At the moment, San Jose has 15 players signed for $58.3 million, leaving $24.7 million to spend up to the new projected salary cap of $83 million. Before turning a smidgen of attention toward his UFAs, Wilson must address his RFAs. Timo Meier, 22, busted out for 30 goals and 66 points this season, adding another 15 points in the playoffs. His blend of size, strength, scoring touch and net-crashing ability makes him as crucial as any Sharks forward now, up there with Logan Couture and Tomas Hertl, and Meier hasn’t hit his ceiling. A 40-goal campaign is well within reach. Meier has earned a long-term extension, with a $6-million AAV likely the floor if he doesn’t sign a bridge deal. Next up is RFA Kevin Labanc, a crafty, creative player who is more of a complementary piece than a dominator but has nevertheless established himself as a viable top-six scoring forward. Labanc doesn’t have the same ceiling and pedigree as Meier and will cost a fair amount less to re-sign, perhaps even going the bridge route, but Labanc should at least triple his $925,000 AAV. There’s a decent chance he and Meier combine to eat about $10 million of cap space next season.

Dylan Gambrell and Joakim Ryan won’t break the bank by any means but do need new deals as RFAs.
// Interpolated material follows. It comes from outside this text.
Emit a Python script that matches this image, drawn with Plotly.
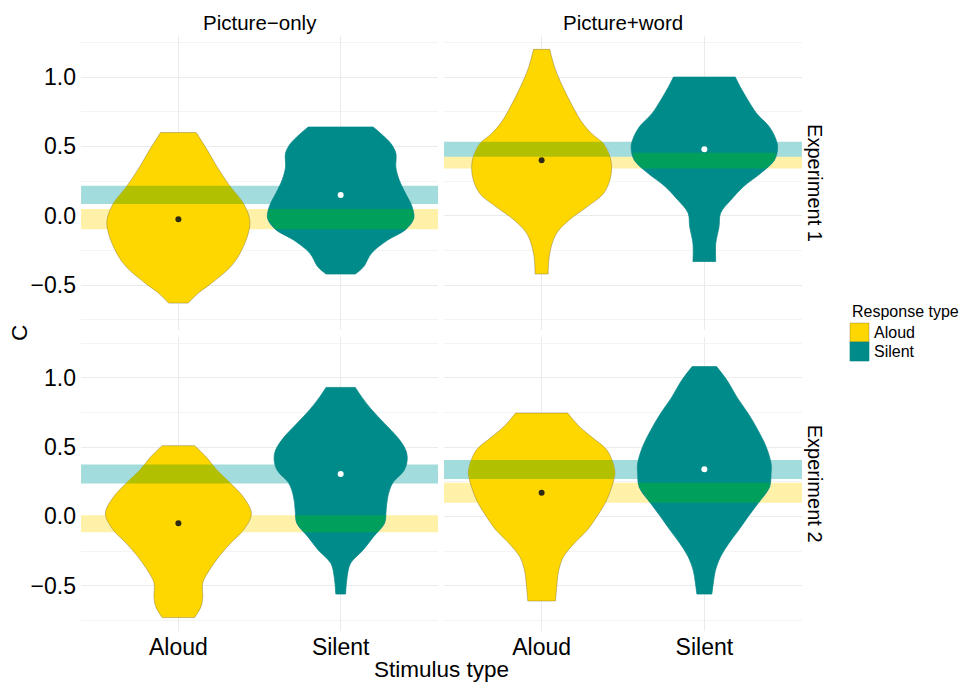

After that, Wilson can turn his attention to the high-profile UFA list, headlined by Karlsson, Thornton, Nyquist and captain Joe Pavelski. The math simply doesn’t add up. The Sharks will be lucky to keep two from that group at this point.

Will Karlsson stay? He missed 29 regular-season games, sat for the deciding contest in the Sharks-Blues-series and battled groin problems all year but, aside from an unlucky shooting percentage, remained as effective as any defenseman in the league when on the ice. Among the 209 defensemen who logged 1,000 or more minutes at 5-on-5 in 2018-19, Karlsson ranked second in Corsi For per 60 minutes, seventh in Corsi Against per 60, fourth in Shots For per 60, 21st in Shots Against per 60, ninth in Scoring Chances For per 60, fourth in High-Danger Corsi For per 60, second in overall Corsi relative to his teammates…the list goes on and on. The eye test may have suggested he was a step slower than his prime-years self, but Karlsson’s impact on the game remains immense.
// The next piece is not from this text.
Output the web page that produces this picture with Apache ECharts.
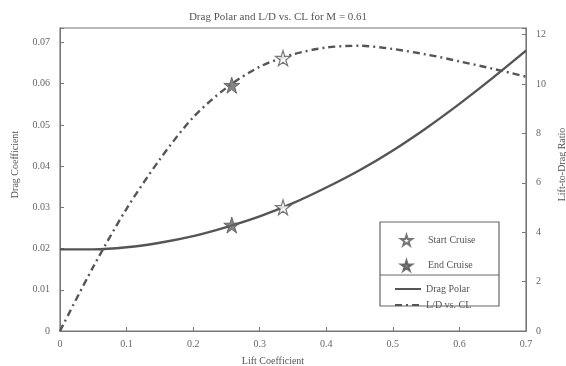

Given the dearth of good right-handed UFA defensemen this summer, or top-end defensemen at all, Karlsson shouldn’t have too much trouble commanding the Drew Doughty AAV of $11-million. Maybe, given they can offer an eighth year of term that no one else can, the Sharks can get Karlsson for an AAV closer to $10 million, but he’ll cost a fortune regardless.

And if the Sharks do retain Karlsson, where does that leave Pavelski? He turns 35 in July and sustained at least one if not two scary head injuries in the playoffs, but he also just equalled the second-highest goal total of his career at 38, can play center or the wing and is a great leader. Any contending team would be lucky to have him, and he’d have plenty of suitors on the open market. Would it be remotely surprising to see him score a multi-year pact with a raise over his current $6-million cap hit? After figuring out the Meier and Labanc contracts, it’s debatable whether the Sharks can afford Karlsson and Pavelski.

It feels like there’s no chance Nyquist fits into the salary structure next year, and re-signing him would change a 2020 third-round pick into a second-rounder going to Detroit as a condition of the trade. He’ll thus go down as a true rental. But what about ‘Jumbo’ Joe? It would feel practically sacrilegious to see him in another team’s uniform at this point, and it’s unlikely he wants to play anywhere but San Jose if he doesn’t retire. But the Sharks paid him $5 million last summer, and he was arguably better this year than last. Pricing in another year of aging, he has a case to ask for the same salary this summer.

See the trend here? Unless Wilson executes a major trade, at least one important piece will have to go. And the Sharks don’t have too many blatantly “bad” contracts in tow and available to trade. Brent Burns and Evander Kane have earned what they’re worth so far. Marc-Edouard Vlasic had a down year by his standard, and his $7-million AAV could start to take on water as he gets deeper into his 30s, but he has a full no-movement clause until 2023-24. Goaltender Martin Jones had a rough regular season and playoffs and carries a $5.75-million AAV but has a no-trade clause with just a three-team trade list. He likely isn’t going anywhere.

So who stays and goes from the UFA group, then? Based on age and impact, the smart path would likely be to prioritize Karlsson over the sentimental favorites Pavelski and Thornton. The Sharks took a good, hard swing at glory in 2018-19 and missed in the end. They may have to accept a slight step backward to get younger and ensure more long-term contention.